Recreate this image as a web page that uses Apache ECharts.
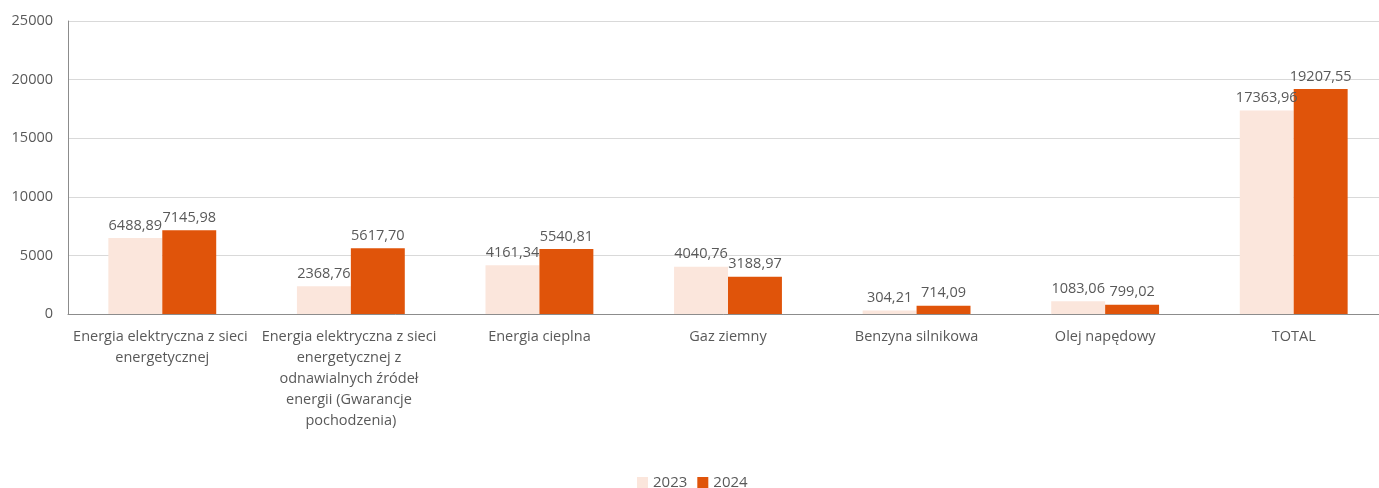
<!DOCTYPE html>
<html>
<head>
<meta charset="utf-8">
<script src="https://cdn.jsdelivr.net/npm/echarts@6/dist/echarts.min.js"></script>
<style>
  html, body { margin: 0; padding: 0; background: #fff; }
  #chart { width: 1379px; height: 488px; }
</style>
</head>
<body>
<div id="chart"></div>
<script>
// kategorie (oś X)
var categories = [
  "Energia elektryczna z sieci energetycznej",
  "Energia elektryczna z sieci energetycznej z odnawialnych źródeł energii (Gwarancje pochodzenia)",
  "Energia cieplna",
  "Gaz ziemny",
  "Benzyna silnikowa",
  "Olej napędowy",
  "TOTAL"
];
var seriesNames = ["2023", "2024"];
var values2023 = [6488.89, 2368.76, 4161.34, 4040.76, 304.21, 1083.06, 17363.96];
var values2024 = [7145.98, 5617.70, 5540.81, 3188.97, 714.09, 799.02, 19207.55];
var yTicks = [0, 5000, 10000, 15000, 20000, 25000];

var textColor = "#595959";
var font = "'Open Sans', 'Noto Sans', sans-serif";

function fmt(v) {
  return v.toFixed(2).replace(".", ",");
}

var chart = echarts.init(document.getElementById("chart"));
var option = {
  backgroundColor: "#fff",
  animation: false,
  color: ["#FBE6DC", "#E0540A"],
  textStyle: { fontFamily: font },
  grid: {
    left: 68,
    width: 1320,
    top: 21,
    bottom: 174,
    outerBoundsMode: "none",
    containLabel: false
  },
  legend: {
    data: seriesNames,
    bottom: -7,
    left: 632,
    itemWidth: 11,
    itemHeight: 11,
    itemGap: 10,
    icon: "rect",
    textStyle: { color: textColor, fontSize: 15, fontFamily: font }
  },
  xAxis: {
    type: "category",
    data: categories,
    axisTick: { show: false },
    axisLine: { lineStyle: { color: "#8c8c8c", width: 1 } },
    axisLabel: {
      interval: 0,
      margin: 12,
      color: textColor,
      fontSize: 14.5,
      lineHeight: 21,
      width: 182,
      overflow: "break",
      fontFamily: font
    }
  },
  yAxis: {
    type: "value",
    min: yTicks[0],
    max: yTicks[yTicks.length - 1],
    interval: 5000,
    axisLine: { show: true, lineStyle: { color: "#8c8c8c", width: 1 } },
    axisTick: { show: false },
    axisLabel: {
      color: textColor,
      fontSize: 14.5,
      margin: 15,
      fontFamily: font,
      formatter: function (v) { return String(v); }
    },
    splitLine: { lineStyle: { color: "#d9d9d9", width: 1 } }
  },
  series: [
    {
      name: seriesNames[0],
      type: "bar",
      data: values2023,
      barWidth: "28.6%",
      barGap: "0%",
      label: {
        show: true,
        position: "top",
        distance: 5,
        color: textColor,
        fontSize: 14.5,
        fontFamily: font,
        formatter: function (p) { return fmt(p.value); }
      }
    },
    {
      name: seriesNames[1],
      type: "bar",
      data: values2024,
      barWidth: "28.6%",
      barGap: "0%",
      label: {
        show: true,
        position: "top",
        distance: 5,
        color: textColor,
        fontSize: 14.5,
        fontFamily: font,
        formatter: function (p) { return fmt(p.value); }
      }
    }
  ]
};
chart.setOption(option);
</script>
</body>
</html>
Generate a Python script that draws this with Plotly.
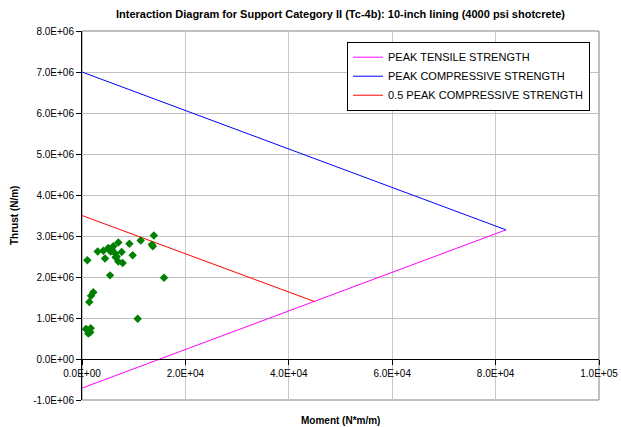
import plotly.graph_objects as go

# ---- data ----
tensile_moment = [0, 82000]
tensile_thrust = [-710000, 3150000]

compressive_moment = [0, 82000]
compressive_thrust = [7000000, 3150000]

half_comp_moment = [0, 45000]
half_comp_thrust = [3500000, 1400000]

pts_moment = [1030, 3030, 4130, 4450, 5090, 5540, 6060, 6380, 7030, 6700, 7030, 7670,
              7870, 9160, 9800, 11350, 13500, 13700, 13900, 15860, 5420, 10770, 2190,
              1740, 1410, 1030, 1680, 1220, 1600, 770, 5740, 6500]
pts_thrust = [2410000, 2620000, 2640000, 2450000, 2710000, 2620000, 2750000, 2580000,
              2840000, 2500000, 2380000, 2610000, 2340000, 2810000, 2530000, 2890000,
              2790000, 2750000, 3010000, 1980000, 2040000, 980000, 1630000, 1540000,
              1390000, 710000, 750000, 620000, 650000, 730000, 2680000, 2480000]

x_tickvals = [0, 20000, 40000, 60000, 80000, 100000]
x_ticktext = ["0.0E+00", "2.0E+04", "4.0E+04", "6.0E+04", "8.0E+04", "1.0E+05"]
y_tickvals = [-1e6, 0, 1e6, 2e6, 3e6, 4e6, 5e6, 6e6, 7e6, 8e6]
y_ticktext = ["-1.0E+06", "0.0E+00", "1.0E+06", "2.0E+06", "3.0E+06", "4.0E+06",
              "5.0E+06", "6.0E+06", "7.0E+06", "8.0E+06"]

x_range = [0, 100000]
y_range = [-1e6, 8e6]

font = "Liberation Sans, Arial, sans-serif"

fig = go.Figure()
fig.add_trace(go.Scatter(x=tensile_moment, y=tensile_thrust, mode="lines",
                         name="PEAK TENSILE STRENGTH",
                         line=dict(color="#FF00FF", width=1)))
fig.add_trace(go.Scatter(x=compressive_moment, y=compressive_thrust, mode="lines",
                         name="PEAK COMPRESSIVE STRENGTH",
                         line=dict(color="#0000FF", width=1)))
fig.add_trace(go.Scatter(x=half_comp_moment, y=half_comp_thrust, mode="lines",
                         name="0.5 PEAK COMPRESSIVE STRENGTH",
                         line=dict(color="#FF0000", width=1)))
fig.add_trace(go.Scatter(x=pts_moment, y=pts_thrust, mode="markers",
                         showlegend=False,
                         marker=dict(symbol="diamond", size=6.5, color="#008000",
                                     line=dict(width=0))))

zero_pos = (0 - y_range[0]) / (y_range[1] - y_range[0])

fig.update_layout(
    width=621, height=427,
    margin=dict(l=82, r=22, t=31, b=27),
    paper_bgcolor="white", plot_bgcolor="white",
    font=dict(family=font, size=10, color="black"),
    showlegend=True,
    legend=dict(x=0.9826, xanchor="right", y=0.971, yanchor="top",
                bgcolor="white", bordercolor="black", borderwidth=1,
                font=dict(family=font, size=11, color="black"),
                tracegroupgap=0, itemwidth=30),
    xaxis=dict(range=x_range, tickvals=x_tickvals, ticktext=x_ticktext,
               anchor="free", position=zero_pos, automargin=False,
               showgrid=True, gridcolor="#c8c8c8", gridwidth=1,
               showline=True, linecolor="black", linewidth=1,
               ticks="outside", ticklen=5, tickcolor="black",
               zeroline=False, tickfont=dict(family=font, size=10)),
    yaxis=dict(range=y_range, tickvals=y_tickvals, ticktext=y_ticktext,
               automargin=False,
               showgrid=True, gridcolor="#c0c0c0", gridwidth=1,
               showline=True, linecolor="black", linewidth=1,
               ticks="outside", ticklen=5, tickcolor="black",
               zeroline=False, tickfont=dict(family=font, size=10)),
    shapes=[dict(type="rect", xref="paper", yref="paper", x0=0, x1=1, y0=0, y1=1,
                 line=dict(color="#808080", width=1), layer="below")],
    annotations=[
        dict(text="<b>Interaction Diagram for Support Category II (Tc-4b): 10-inch lining (4000 psi shotcrete)</b>",
             xref="paper", yref="paper", x=0.5, y=1, yanchor="bottom", yshift=9,
             showarrow=False, font=dict(family=font, size=11)),
        dict(text="<b>Moment (N*m/m)</b>", xref="paper", yref="paper", x=0.5, y=0,
             yanchor="top", yshift=-13, showarrow=False, font=dict(family=font, size=10)),
        dict(text="<b>Thrust (N/m)</b>", xref="paper", yref="paper", x=0, y=0.5,
             xanchor="right", xshift=-60, textangle=-90, showarrow=False,
             font=dict(family=font, size=10)),
    ],
)

fig.write_html("out.html", config={"displayModeBar": False},
               post_script="document.body.style.margin='0';document.body.style.overflow='hidden';")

● WRITTEN PROBLEM: Which lines hold the word "that"? Show each one.

● EXERCISE SOLUTION:
Recreate this image as a web page that uses Apache ECharts.
Generate a Python script that draws this with Plotly.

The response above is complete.